Cumhurbaşkanı Recep Tayyip Erdoğan, yurt dışı seyahati sonrasında gazetecilerin ekonomiye yönelik sorularını yanıtlayarak önemli mesajlar verdi. Peki ekonomistler bu mesajları nasıl yorumladı?
Cumhurbaşkanı Erdoğan, bugün yaptığı açıklama ile enflasyonu tek haneli rakamlara indirme konusunda Bakan Şimşek’in Merkez Bankası’yla adım atmasını kabul ettiklerini belirterek, faiz artışlarının kapısını açmış oldu.
Ancak Erdoğan, 'ben aynıyım' ifadelerini kullanarak, daha önce “düşük faiz, düşük enflasyon” teorisiyle çalıştıklarına da atıfta bulunarak, şunları kaydetmişti:
“Cumhurbaşkanı faiz politikalarında ciddi bir değişime mi gidiyor” gibi bir yanılgının içine düşülmesin. Ben burada aynıyım. Ama Hazine ve Maliye Bakanımızın şu andaki düşüncesi noktasında, biz tabii kendisine burada atacağı adımları süratle, rahatlıkla Merkez Bankası’yla beraber atmasını kabullendik, “hayırlı olsun” dedik ve bu şekilde de enflasyonu tek haneye düşürmekteki kararlılığımızı da bildirdik. Bunu neye dayanarak söylüyoruz? Biliyorsunuz Başbakanlığım döneminde biz (enflasyonu) tek haneye düşürdüğümüzde faiz 4,6’ydı, enflasyon da 6,2’ydi. O zaman yine tabii bu işleri beraber yaptık ve şimdi de Sayın Bakanımıza bunları söyledik, aynı şekilde bunu birlikte yapmalıyız. Biz o zaman “düşük faiz, düşük enflasyon” teorisiyle çalıştık. Şimdi de aynı anlayışla çalışıyorum, aynı düşüncedeyim ve bu şekilde bunu başarabiliriz diye inanıyorum.”
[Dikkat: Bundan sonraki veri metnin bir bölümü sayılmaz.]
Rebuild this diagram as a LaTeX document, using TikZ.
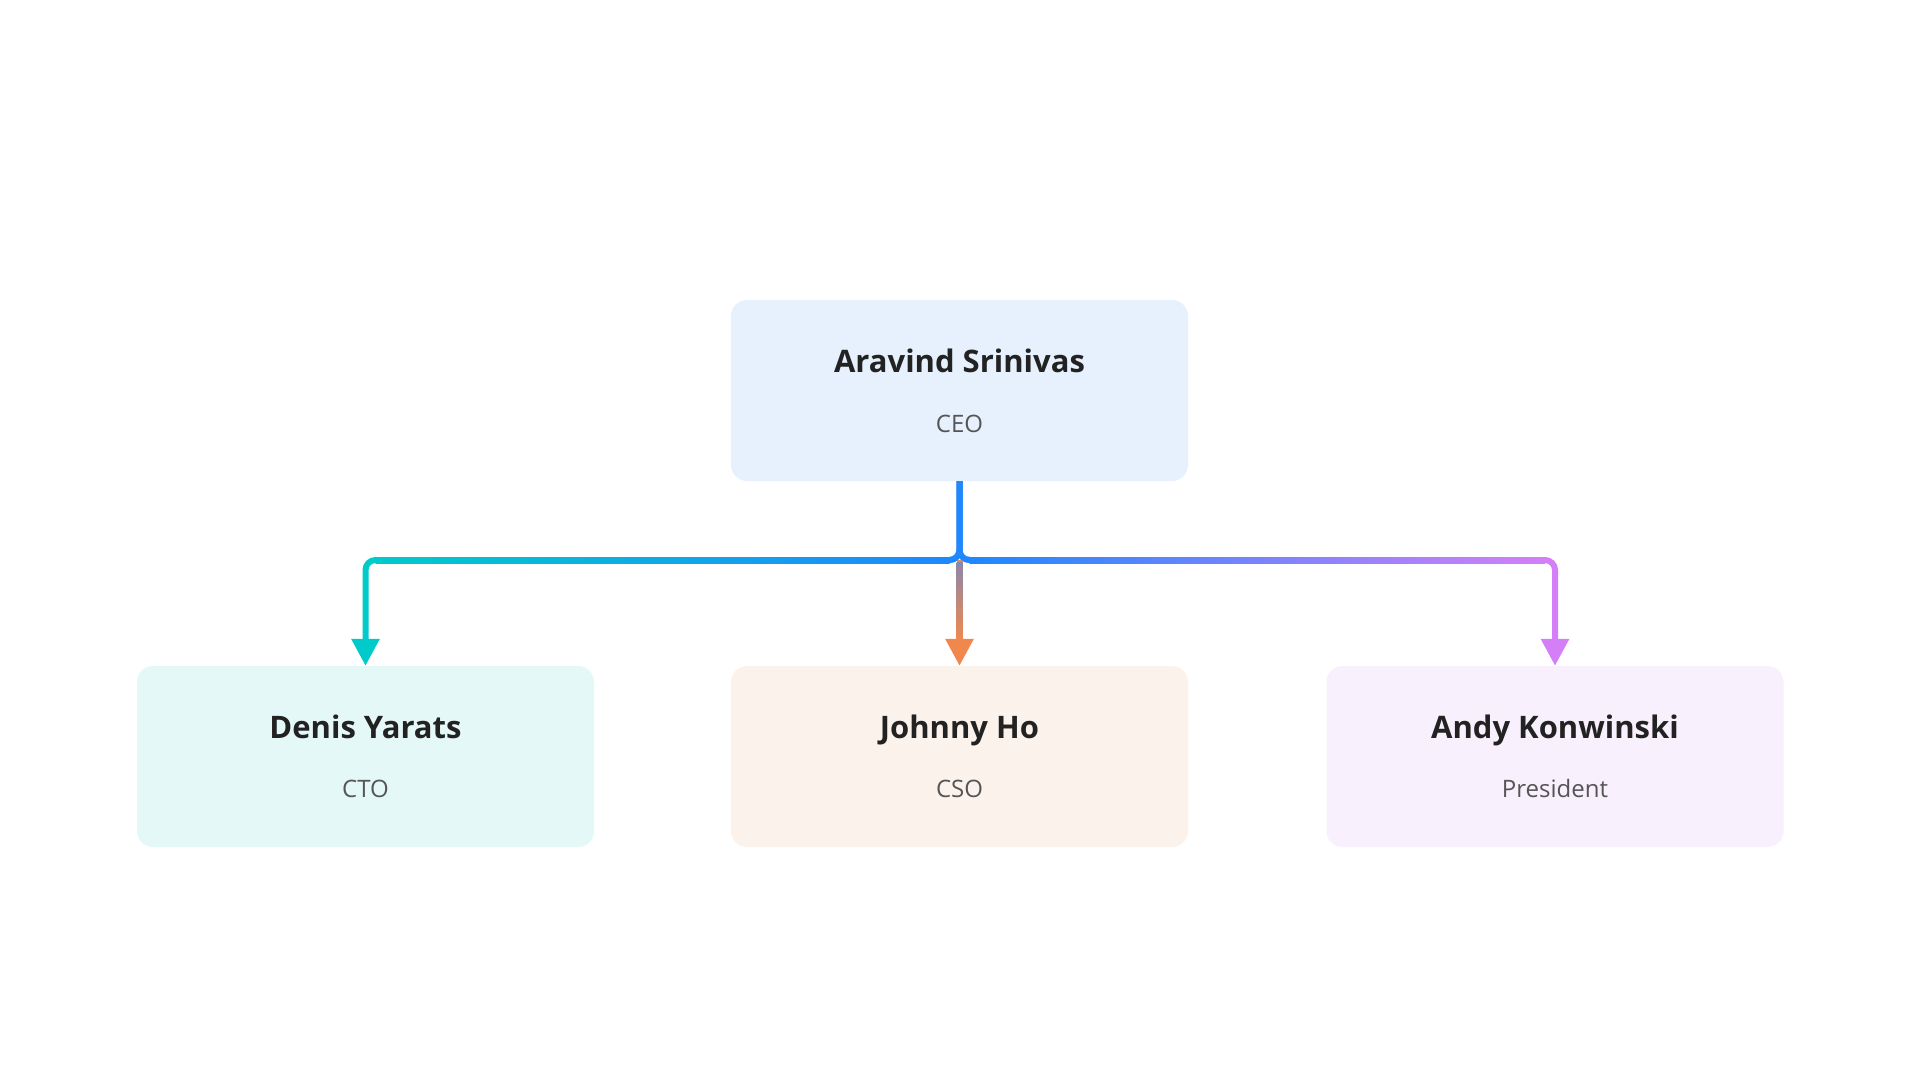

Ekonomistler ise sosyal medya hesaplarından Erdoğan’ın bu ifadelerini değerlendirdi. Buna göre ekonomistlerin genel değerlendirmeleri şöyle sıralandı:
İris Cibre: "Cumhurbaşkanı: Faiz politikasında ciddi değişime gidildiği yanılgısına düşülmemesi gerektiğini belirtti, “Ben burada aynıyım. Hazine ve Maliye Bakanımızın atacağı adımları süratle, rahatlıkla Merkez Bankası’yla beraber atmasını kabullendik” dedi. “Ben faiz sebep enflasyon sonuç”a inanıyorum fakat karışmıyorum olarak anladım."
Murat Sagman: "Türkiye’de enflasyon ancak enflasyon ile ciddi bir mücadele ile düşecektir. Başta bağımsız bir Merkez Bankası ile bağımsız bir para polikası ile mümkün olacaktır. Bunun en önemli ilk adımı faiz artırımı olacaktır. Perşembe 22 Haziran’da bunun ilk ve en önemli testi olacaktır…"
Serap Durusoy: "Sayın Cumhurbaşkanı’nın Azerbaycan dönüşünde “Aynı düşüncedeyim. Düşük faiz düşük enflasyon” açıklamasına ekonomi kurmayları ve MB başkanı nasıl bir yanıt verecek? Bu karmaşa ekonominin açmazını büyütür."
Barış Soydan: "Cumhurbaşkanı Erdoğan'ın röportajındaki kilit bölüm: "Şimşek'in adımlarını Merkez Bankası'yla atmasını kabullendik".
Bir faiz artırımı geliyor, peki hangi oranda? Ankara'da %30 konuşuluyor. Öğrenebildiğim kadarıyla ekonomi politikalarında şu değişikliklere hazırlık yapılıyor.
KKM'den kademeli çıkışa dair yol haritasının birkaç aylık döviz gelişmeleri izlendikten sonra Eylül ayı gibi açıklanması bekleniyor.
Piyasa faizleri ve beklentiler dikkate alınarak kademeli adımların riskinin alınması yerine ilk PPK toplantısında politika faizinin %30 seviyesine çıkarılması görüşü ağırlık kazanmış durumda.
Merkez Bankası tarafından politika faizi dışındaki araçların (koridor uygulaması, vadeli işlemlerdeki bazı düzenlemeler, zorunlu karşılıklarda özellikle kredi bağlantılı düzenlemelerin) kullanılmayacağının ilan edilmesi planlanıyor.
Hazine ve Maliye Bakanlığı'nın borçlanma ve bütçeye dair bir ara dönem raporu yayınlaması söz konusu.
Para Politikası Kurulu üyesi Prof. Elif Hobikoğlu'nun Başkan Yardımcısı atanabileceği konuşuluyor."